§ SHORT TASK:
Each line from the start of the data below through the one containing "import numpy as np" must be reproduced exactly.

§ INFORMATION SUPPLIED:
+ + + + + + +
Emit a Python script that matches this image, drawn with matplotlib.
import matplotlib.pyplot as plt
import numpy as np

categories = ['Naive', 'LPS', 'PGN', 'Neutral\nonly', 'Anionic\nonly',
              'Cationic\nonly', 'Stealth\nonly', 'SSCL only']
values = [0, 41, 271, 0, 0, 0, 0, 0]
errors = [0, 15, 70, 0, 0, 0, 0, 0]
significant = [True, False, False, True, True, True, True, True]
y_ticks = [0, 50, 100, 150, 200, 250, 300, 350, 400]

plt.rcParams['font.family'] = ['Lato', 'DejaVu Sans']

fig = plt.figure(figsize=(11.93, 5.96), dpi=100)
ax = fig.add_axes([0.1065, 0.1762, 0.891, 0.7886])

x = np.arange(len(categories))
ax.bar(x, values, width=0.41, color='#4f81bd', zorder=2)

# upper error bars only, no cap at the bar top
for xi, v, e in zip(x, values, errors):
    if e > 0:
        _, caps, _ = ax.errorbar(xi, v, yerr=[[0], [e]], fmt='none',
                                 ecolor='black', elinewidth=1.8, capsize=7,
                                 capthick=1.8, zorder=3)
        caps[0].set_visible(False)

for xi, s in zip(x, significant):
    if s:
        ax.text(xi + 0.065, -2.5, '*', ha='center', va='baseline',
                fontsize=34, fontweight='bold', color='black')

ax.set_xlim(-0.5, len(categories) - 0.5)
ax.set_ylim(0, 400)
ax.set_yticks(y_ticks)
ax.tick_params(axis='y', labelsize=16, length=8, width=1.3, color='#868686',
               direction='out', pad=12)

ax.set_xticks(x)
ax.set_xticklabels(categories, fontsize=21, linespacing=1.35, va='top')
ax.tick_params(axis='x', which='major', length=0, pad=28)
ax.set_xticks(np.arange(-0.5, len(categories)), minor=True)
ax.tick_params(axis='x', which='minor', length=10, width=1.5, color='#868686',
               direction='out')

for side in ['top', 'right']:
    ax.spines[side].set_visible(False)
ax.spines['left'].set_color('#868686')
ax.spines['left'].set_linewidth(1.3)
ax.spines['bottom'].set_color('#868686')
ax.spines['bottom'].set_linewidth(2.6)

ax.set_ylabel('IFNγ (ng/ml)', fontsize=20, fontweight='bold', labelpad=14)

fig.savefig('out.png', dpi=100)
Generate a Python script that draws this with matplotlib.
+ + + + + + +
§ OUTPUT OF THE EXERCISE:
Emit a Python script that matches this image, drawn with matplotlib.
import matplotlib.pyplot as plt
import numpy as np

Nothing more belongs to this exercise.